The popular Seanamarena is a blanket reserved for royals, while Pitseng acknowledges a village of the same name in Lesotho’s Leribe district.

“Sefate blanket came about when Basotho looked for work in the SA mines,” Makhema says. “Rebels who did not like the treatment they got at the mines left as gangsters. They stole from those who still worked at the mines and could afford to buy themselves blankets. The gangsters would command others to get them a blanket from a tree (sefate), referring to the wearer of the blanket as a tree.”

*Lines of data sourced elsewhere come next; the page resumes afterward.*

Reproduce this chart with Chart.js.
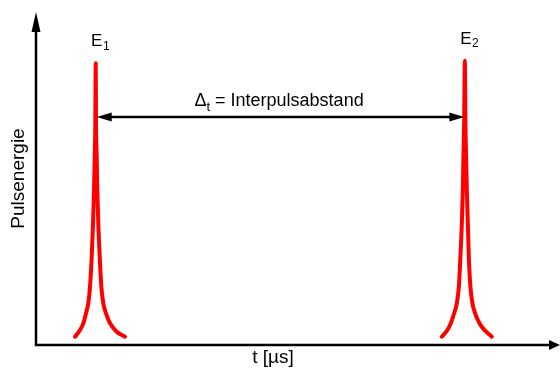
<!DOCTYPE html>
<html><head><meta charset="utf-8">
<script src="https://cdn.jsdelivr.net/npm/chart.js@4"></script>
<style>html,body{margin:0;padding:0;background:#fff}#wrap{width:560px;height:374px}</style>
</head><body><div id="wrap"><canvas id="c" width="560" height="374"></canvas></div>
<script>
// ---- data (time in µs, energy in arbitrary units) ----
const pulse1X = [10.42, 11.76, 12.64, 13.36, 13.97, 14.43, 14.88, 15.23, 15.50, 15.68, 15.84, 15.95, 16.03, 16.22, 16.38, 16.64, 17.02, 17.45, 17.98, 18.70, 19.77, 21.56, 23.78];
const pulse1Y = [2.49, 4.50, 6.52, 9.52, 12.52, 17.51, 26.52, 36.55, 46.55, 56.55, 66.58, 84.59, 66.58, 56.55, 46.55, 36.55, 26.52, 17.51, 12.52, 9.52, 6.52, 3.99, 2.49];
const pulse2X = [108.39, 109.89, 110.79, 111.68, 112.40, 112.94, 113.36, 113.74, 114.00, 114.16, 114.35, 114.54, 114.70, 114.88, 115.07, 115.34, 115.60, 116.03, 116.57, 117.29, 118.44, 119.96, 121.75];
const pulse2Y = [2.49, 4.50, 6.52, 9.52, 12.52, 17.51, 26.52, 36.55, 46.55, 56.55, 66.58, 85.38, 66.58, 56.55, 46.55, 36.55, 26.52, 17.51, 12.52, 9.52, 6.52, 4.29, 2.49];
const pulseNames = ['E', 'E'];
const pulseIndices = ['1', '2'];
const intervalSymbol = 'Δ';
const intervalSub = 't';
const intervalText = ' = Interpulsabstand';
const intervalLevel = 68.5;
const xTitle = 't [µs]';
const yTitle = 'Pulsenergie';
const xRange = [0, 126.6];
const yRange = [0, 100];

const FONT = '"Liberation Sans", Arial, Helvetica, sans-serif';
const pts = (xs, ys) => xs.map((x, i) => ({x, y: ys[i]}));
const peakOf = (xs, ys) => { let k = 0; ys.forEach((v, i) => { if (v > ys[k]) k = i; }); return {x: xs[k], y: ys[k]}; };

const decor = {
  id: 'decor',
  afterDraw(chart) {
    const ctx = chart.ctx, sx = chart.scales.x, sy = chart.scales.y;
    const x0 = sx.getPixelForValue(xRange[0]), y0 = sy.getPixelForValue(yRange[0]);
    const xE = chart.width, yE = sy.getPixelForValue(yRange[1]);
    ctx.save();
    ctx.strokeStyle = '#000'; ctx.fillStyle = '#000'; ctx.lineWidth = 2.5;
    // axes with arrowheads
    ctx.beginPath(); ctx.moveTo(x0, yE + 18); ctx.lineTo(x0, y0); ctx.lineTo(xE - 9, y0); ctx.stroke();
    ctx.beginPath(); ctx.moveTo(x0, yE); ctx.lineTo(x0 - 4.5, yE + 20); ctx.lineTo(x0 + 4.5, yE + 20); ctx.closePath(); ctx.fill();
    ctx.beginPath(); ctx.moveTo(xE, y0); ctx.lineTo(xE - 11, y0 - 5); ctx.lineTo(xE - 11, y0 + 5); ctx.closePath(); ctx.fill();
    // double arrow between peaks
    const p1 = peakOf(pulse1X, pulse1Y), p2 = peakOf(pulse2X, pulse2Y);
    const ax1 = sx.getPixelForValue(p1.x) + 1, ax2 = sx.getPixelForValue(p2.x) - 0.5;
    const ay = sy.getPixelForValue(intervalLevel);
    ctx.lineWidth = 2.5;
    ctx.beginPath(); ctx.moveTo(ax1 + 12, ay); ctx.lineTo(ax2 - 12, ay); ctx.stroke();
    ctx.beginPath(); ctx.moveTo(ax1, ay); ctx.lineTo(ax1 + 15, ay - 4.5); ctx.lineTo(ax1 + 15, ay + 4.5); ctx.closePath(); ctx.fill();
    ctx.beginPath(); ctx.moveTo(ax2, ay); ctx.lineTo(ax2 - 15, ay - 4.5); ctx.lineTo(ax2 - 15, ay + 4.5); ctx.closePath(); ctx.fill();
    // interval label
    ctx.textBaseline = 'alphabetic'; ctx.textAlign = 'left';
    const fMain = '18px ' + FONT, fSub = '13px ' + FONT;
    ctx.font = fMain; const w1 = ctx.measureText(intervalSymbol).width, w3 = ctx.measureText(intervalText).width;
    ctx.font = fSub; const w2 = ctx.measureText(intervalSub).width;
    const tot = w1 + w2 + w3;
    let tx = (ax1 + ax2) / 2 - 1.5 - tot / 2; const ty = ay - 11;
    ctx.font = fMain; ctx.fillText(intervalSymbol, tx, ty); tx += w1;
    ctx.font = fSub; ctx.fillText(intervalSub, tx, ty + 5); tx += w2;
    ctx.font = fMain; ctx.fillText(intervalText, tx, ty);
    // pulse labels
    [p1, p2].forEach((p, i) => {
      const px = sx.getPixelForValue(p.x), py = sy.getPixelForValue(p.y);
      ctx.font = '17px ' + FONT; const we = ctx.measureText(pulseNames[i]).width;
      const lx = px - we / 2 + 1, ly = py - 17;
      ctx.fillText(pulseNames[i], lx, ly);
      ctx.font = '12px ' + FONT; ctx.fillText(pulseIndices[i], lx + we + 0.5, ly + 3.5);
    });
    ctx.restore();
  }
};

new Chart(document.getElementById('c'), {
  type: 'scatter',
  data: { datasets: [
    { data: pts(pulse1X, pulse1Y), showLine: true, borderColor: '#ff0000', borderWidth: 4, pointRadius: 0, cubicInterpolationMode: 'monotone', borderCapStyle: 'round', borderJoinStyle: 'round' },
    { data: pts(pulse2X, pulse2Y), showLine: true, borderColor: '#ff0000', borderWidth: 4, pointRadius: 0, cubicInterpolationMode: 'monotone', borderCapStyle: 'round', borderJoinStyle: 'round' }
  ]},
  options: {
    responsive: false, animation: false, devicePixelRatio: 1,
    layout: { padding: { top: 12, right: 50, left: 0, bottom: 0 } },
    plugins: { legend: { display: false }, tooltip: { enabled: false } },
    scales: {
      x: { type: 'linear', min: xRange[0], max: xRange[1],
           ticks: { display: false }, grid: { display: false, drawTicks: false }, border: { display: false },
           title: { display: true, text: xTitle, color: '#000', font: { family: FONT, size: 19 }, padding: { top: 0, bottom: 5 } },
           afterFit(s) { s.height = 29; } },
      y: { type: 'linear', min: yRange[0], max: yRange[1],
           ticks: { display: false }, grid: { display: false, drawTicks: false }, border: { display: false },
           title: { display: true, text: yTitle, color: '#000', font: { family: FONT, size: 19 }, padding: { top: 7, bottom: 0 } },
           afterFit(s) { s.width = 36; } }
    }
  },
  plugins: [decor]
});
</script></body></html>
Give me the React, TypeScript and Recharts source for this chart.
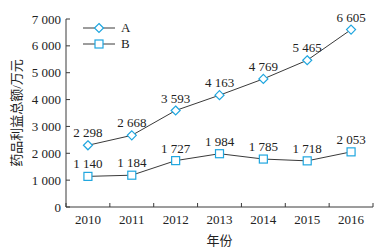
import React from 'react';
import { LineChart, Line, XAxis, YAxis, LabelList } from 'recharts';

const years = [2010, 2011, 2012, 2013, 2014, 2015, 2016];
const seriesA = [2298, 2668, 3593, 4163, 4769, 5465, 6605];
const seriesB = [1140, 1184, 1727, 1984, 1785, 1718, 2053];
const yTicks = [0, 1000, 2000, 3000, 4000, 5000, 6000, 7000];
const xBounds = [2009.5, 2010.5, 2011.5, 2012.5, 2013.5, 2014.5, 2015.5, 2016.5];

const data = years.map((year, i) => ({ year, A: seriesA[i], B: seriesB[i] }));

const FONT = '"Liberation Serif", "Noto Sans CJK SC", serif';
const MARK = '#1fa6df';
const LINE = '#3a3a3a';

const fmt = (v: number) => (v >= 1000 ? `${Math.floor(v / 1000)} ${String(v % 1000).padStart(3, '0')}` : String(v));

const DiamondDot = (props: any) => {
  const { cx, cy } = props;
  if (cx == null || cy == null) return null;
  return <path d={`M${cx},${cy - 4.5}L${cx + 4.5},${cy}L${cx},${cy + 4.5}L${cx - 4.5},${cy}Z`} fill="#fff" stroke={MARK} strokeWidth={1.2} />;
};

const SquareDot = (props: any) => {
  const { cx, cy } = props;
  if (cx == null || cy == null) return null;
  return <rect x={cx - 4} y={cy - 4} width={8} height={8} fill="#fff" stroke={MARK} strokeWidth={1.2} />;
};

// x axis: small inward ticks at category boundaries, year labels in between
const XTick = (props: any) => {
  const { x, y, payload } = props;
  const v = payload.value;
  if (Number.isInteger(v)) {
    return (
      <text x={x} y={y + 17} textAnchor="middle" fontSize={13} fontFamily={FONT} fill="#222">
        {v}
      </text>
    );
  }
  return <line x1={x} y1={y} x2={x} y2={y - 4} stroke={LINE} strokeWidth={1} />;
};

const YTick = (props: any) => {
  const { x, y, payload } = props;
  return (
    <g>
      <line x1={x} y1={y} x2={x + 4} y2={y} stroke={LINE} strokeWidth={1} />
      <text x={x - 5} y={y + 4.5} textAnchor="end" fontSize={13} fontFamily={FONT} fill="#222">
        {fmt(payload.value)}
      </text>
    </g>
  );
};

const LegendBox = () => (
  <div style={{ position: 'absolute', left: 83, top: 20, fontFamily: FONT, fontSize: 13, color: '#222', lineHeight: '16px' }}>
    {['A', 'B'].map((name) => (
      <div key={name} style={{ display: 'flex', alignItems: 'center', height: 16 }}>
        <svg width={32} height={12}>
          <line x1={0} y1={6} x2={32} y2={6} stroke={LINE} strokeWidth={1} />
          {name === 'A' ? (
            <path d="M16,1.5L20.5,6L16,10.5L11.5,6Z" fill="#fff" stroke={MARK} strokeWidth={1.2} />
          ) : (
            <rect x={12} y={2} width={8} height={8} fill="#fff" stroke={MARK} strokeWidth={1.2} />
          )}
        </svg>
        <span style={{ marginLeft: 6 }}>{name}</span>
      </div>
    ))}
  </div>
);

const dataLabel = (props: any) => {
  const { x, y, value } = props;
  return (
    <text x={x} y={y - 8} textAnchor="middle" fontSize={13} fontFamily={FONT} fill="#222">
      {fmt(value)}
    </text>
  );
};

export default function App() {
  return (
    <div style={{ position: 'fixed', left: 0, top: 0, width: 380, height: 250, background: '#fff' }}>
      <LineChart width={380} height={250} data={data} margin={{ top: 19, right: 7, left: 0, bottom: 0 }}>
        <XAxis
          dataKey="year"
          type="number"
          domain={[2009.5, 2016.5]}
          ticks={[...xBounds, ...years].sort((a, b) => a - b)}
          interval={0}
          tick={<XTick />}
          tickLine={false}
          tickSize={0}
          tickMargin={0}
          height={43}
          axisLine={{ stroke: LINE }}
          label={{ value: '年份', position: 'insideBottom', offset: 5, fontSize: 13, fontFamily: FONT, fill: '#222' }}
        />
        <YAxis
          domain={[0, 7000]}
          ticks={yTicks}
          interval={0}
          width={66}
          tick={<YTick />}
          tickLine={false}
          tickSize={0}
          tickMargin={0}
          axisLine={{ stroke: LINE }}
        />
        <Line dataKey="A" name="A" stroke={LINE} strokeWidth={1} dot={<DiamondDot />} isAnimationActive={false}>
          <LabelList dataKey="A" content={dataLabel} />
        </Line>
        <Line dataKey="B" name="B" stroke={LINE} strokeWidth={1} dot={<SquareDot />} isAnimationActive={false}>
          <LabelList dataKey="B" content={dataLabel} />
        </Line>
        <text x={16} y={113} transform="rotate(-90 16 113)" textAnchor="middle" dominantBaseline="central" fontSize={13} fontFamily={FONT} fill="#222">
          药品利益总额/万元
        </text>
      </LineChart>
      <LegendBox />
    </div>
  );
}
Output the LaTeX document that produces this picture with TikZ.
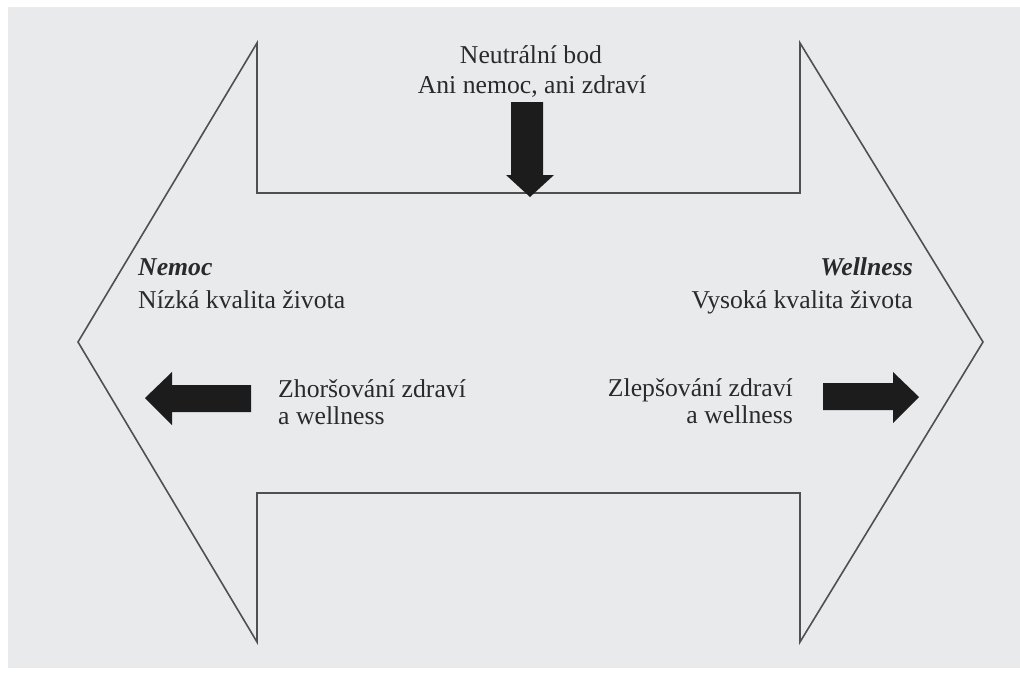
\documentclass[tikz,border=0pt]{standalone}
\usepackage{fontspec}
\setmainfont{Liberation Serif}
\definecolor{paper}{RGB}{233,234,236}
\definecolor{ink}{RGB}{42,42,42}
\definecolor{outline}{RGB}{80,80,84}
\definecolor{arrowfill}{RGB}{28,28,28}
\begin{document}
\begin{tikzpicture}[x=1pt,y=-1pt,
  lbl/.style={inner sep=0pt,text=ink,font=\fontsize{25.7}{28}\selectfont},
  shapeline/.style={draw=outline,line width=1.6pt,line join=miter},
  fatarrow/.style={fill=arrowfill,draw=none}]
\useasboundingbox (0,0) rectangle (1020,675);
\fill[white] (0,0) rectangle (1020,675);
\fill[paper] (8,7) rectangle (1020,668);
% outline vertices
\coordinate (tl) at (257,43);
\coordinate (tli) at (257,193);
\coordinate (tri) at (800,193);
\coordinate (tr) at (800,43);
\coordinate (rt) at (983,342);
\coordinate (br) at (800,642);
\coordinate (bri) at (800,493);
\coordinate (bli) at (257,493);
\coordinate (bl) at (257,642);
\coordinate (lt) at (78,342);
\draw[shapeline] (tl) -- (tli) -- (tri) -- (tr) -- (rt) -- (br) -- (bri) -- (bli) -- (bl) -- (lt) -- cycle;
% fat arrows
\fill[fatarrow] (511,102) -- (543,102) -- (543,175) -- (554,175) -- (530,197) -- (506,175) -- (511,175) -- cycle;
\fill[fatarrow] (251,385) -- (172,385) -- (172,372) -- (145,398) -- (172,425) -- (172,412) -- (251,412) -- cycle;
\fill[fatarrow] (823,383) -- (893,383) -- (893,372) -- (919,397) -- (893,423) -- (893,410) -- (823,410) -- cycle;
% texts
\node[lbl,anchor=base] (n1) at (531,63) {Neutrální bod};
\node[lbl,anchor=base] (n2) at (532,93) {Ani nemoc, ani zdraví};
\node[lbl,anchor=base west] (nem) at (138,275) {\textbf{\textit{Nemoc}}};
\node[lbl,anchor=base west] (nemq) at (138,308) {Nízká kvalita života};
\node[lbl,anchor=base east] (wel) at (913,275) {\textbf{\textit{Wellness}}};
\node[lbl,anchor=base east] (welq) at (913,308) {Vysoká kvalita života};
\node[lbl,anchor=base west] (zh1) at (278,397) {Zhoršování zdraví};
\node[lbl,anchor=base west] (zh2) at (278,424) {a wellness};
\node[lbl,anchor=base east] (zl1) at (793,396) {Zlepšování zdraví};
\node[lbl,anchor=base east] (zl2) at (793,423) {a wellness};
\end{tikzpicture}
\end{document}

She adds, “Many of the blankets that come to Lesotho have lines, what we call mela. The historical reason behind the lines is believed to be a factory fault. But Basotho resonate with the lines differently. When they put together the animal skins they wore, they made a line that came from the head all the way to the back, along the spine of the wearer. This was key to their design. So, Basotho linked the lines on the blanket to the line on their own animal skin blankets. When the marketers and researchers realised this, the lot that were sold to Lesotho would have those lines.”

Into the future

This is how the blankets gradually came to have Basotho signatures. New generations of designers have added to this with the Bodulo blanket. Inspired by Litema, a form of Basotho mural art, it signifies Basotho’s traditional lifestyle with images of Mokorotlo (the Basotho hat); poone (maize crop) and the horse.

Thabo Makhetha's lastes designs taking the Basotho blanket textile into the future
Thabo Makhetha's lastes designs taking the Basotho blanket textile into the future
Image: Supplied

Taking things further is designer Thabo Makhetha Kwinana, who has modified the blanket for contemporary design. Her rose coat inspired by an Alexander McQueen design, which she wore to a horse-racing event, sparked a lot of interest, which saw her delving deep into experimenting with the blanket to make capes, coats and jackets.

On the revelations that came with the blanket, she says “working with the blanket opened me up to questions about history and who owns the textiles. And finding the balance in fashion between communities and business. The Sanlam exhibition covers very well the different labels and wool content of the blankets. Lesotho has mohair from the sheep in the country. For me looking at sustainability right now that relationship between business and community becomes very important.”

Kwinana is preparing to debut a new collection for SA Fashion Week later in April and with it she steps into owning the blanket (instead of getting it) with her own textile design.

Sutha Ke Fete features heritage blankets from the National Museum in Bloemfontein, with 26 Basotho blankets from the Sanlam Art Collection, including Aranda’s Young Basotho Designer range. The exhibition runs at the Sanlam Art Gallery in Bellville until June 14 and comes to Sanlam’s Art Lounge in Sandton, Johannesburg, for Heritage Month in September.